Assume that initially ten different surfers arrive at the site. The greedy method would choose to show all of them one of the ads from the Group A advertisers, given that this group is ready to pay one cent more than Advertiser B. Now assume that at this point a new surfer visits the same page ten times. The first time he visits the page he is shown Advertiser B’s ad, and then the next nine times he will not be shown any ads, given that he has already seen Advertiser B’s ad (and can’t be shown it again on that day) and Group A has already used up its budget. Accordingly, the income on this day is $10.99. If we would have known ahead of time the order in which surfers would visit the page, we would have been able to show Advertiser B’s ad to the first visitors and Group A’s ads to the last ten visitors and earn $19.90 for the day – almost twice as much as the greedy method.
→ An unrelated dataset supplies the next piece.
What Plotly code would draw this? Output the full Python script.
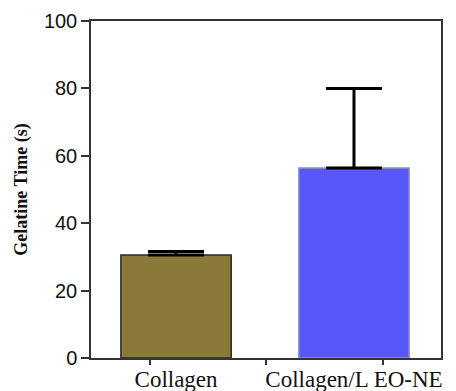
import plotly.graph_objects as go

categories = ["Collagen", "Collagen/L EO-NE"]
values = [30.6, 56.4]
errors_plus = [1.0, 23.6]
bar_colors = ["#8A7A3A", "#5858F8"]
outline_colors = ["#2a2a2a", "#8f8fc8"]
y_ticks = [0, 20, 40, 60, 80, 100]
x_pos = [0, 1]

fig = go.Figure()
fig.add_trace(go.Bar(
    x=x_pos, y=values, width=0.62,
    marker=dict(color=bar_colors, line=dict(color=outline_colors, width=1.5)),
    error_y=dict(type="data", array=errors_plus, arrayminus=[0, 0], symmetric=False,
                 color="black", thickness=3, width=28),
    showlegend=False, hoverinfo="skip",
))
# invisible trace for the secondary tick axis
fig.add_trace(go.Scatter(x=[0], y=[0], xaxis="x2", mode="markers",
                         marker=dict(opacity=0), showlegend=False, hoverinfo="skip"))

xr = [-0.478, 1.489]
# page body has an 8px default margin, so the figure is sized to compensate
fig.update_layout(
    width=448, height=383,
    margin=dict(l=83, r=15, t=13, b=33),
    paper_bgcolor="white", plot_bgcolor="white",
    xaxis=dict(range=xr, tickvals=x_pos, ticktext=categories, ticks="",
               showline=True, linecolor="#333", linewidth=1.5, mirror=True,
               showgrid=False, zeroline=False, automargin=False,
               tickfont=dict(family="Liberation Serif", size=23, color="#111")),
    xaxis2=dict(range=xr, overlaying="x", side="bottom", anchor="y",
                tickvals=[-0.146, 0.506, 1.163], ticks="outside", ticklen=6,
                tickwidth=1.5, tickcolor="#333", showticklabels=False,
                showgrid=False, zeroline=False, showline=False, automargin=False),
    yaxis=dict(range=[0, 100], tickvals=y_ticks, ticks="outside", ticklen=8,
               tickwidth=1.5, tickcolor="#333",
               showline=True, linecolor="#333", linewidth=1.5, mirror=True,
               showgrid=False, zeroline=False, automargin=False,
               tickfont=dict(family="Liberation Sans", size=20, color="#111"),
               title=dict(text="<b>Gelatine Time (s)</b>", standoff=12,
                          font=dict(family="Liberation Serif", size=18, color="#111"))),
)
fig.write_html("out.html")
A greedy but smart algorithm
Of course, no site knows ahead of time in what order surfers will arrive at the site: this is an online decision problem that requires site managers to make a decision the moment the surfer arrives at the site. Buchbinder, Feldman, Ghosh and Naor’s paper presented a greedy but smarter algorithm that achieves a ¾ competitive ratio, when all the advertisers are ready to pay the same amount for an ad presentation, and proves that this result is the best possible one. For the general case, using the general method explained above, the researchers developed an algorithm that reaches a 0.63 competitive ratio, and they hypothesize that it is possible to obtain an even better ratio.
To what extent are mathematical theories such as these appropriate for real life situations? “A mathematical solution is the starting point, not the end point,” says Naor. “The real world is more complex that the assumptions on which a mathematical model is based, but algorithms can be expanded to cope with the complexity required for practical use.”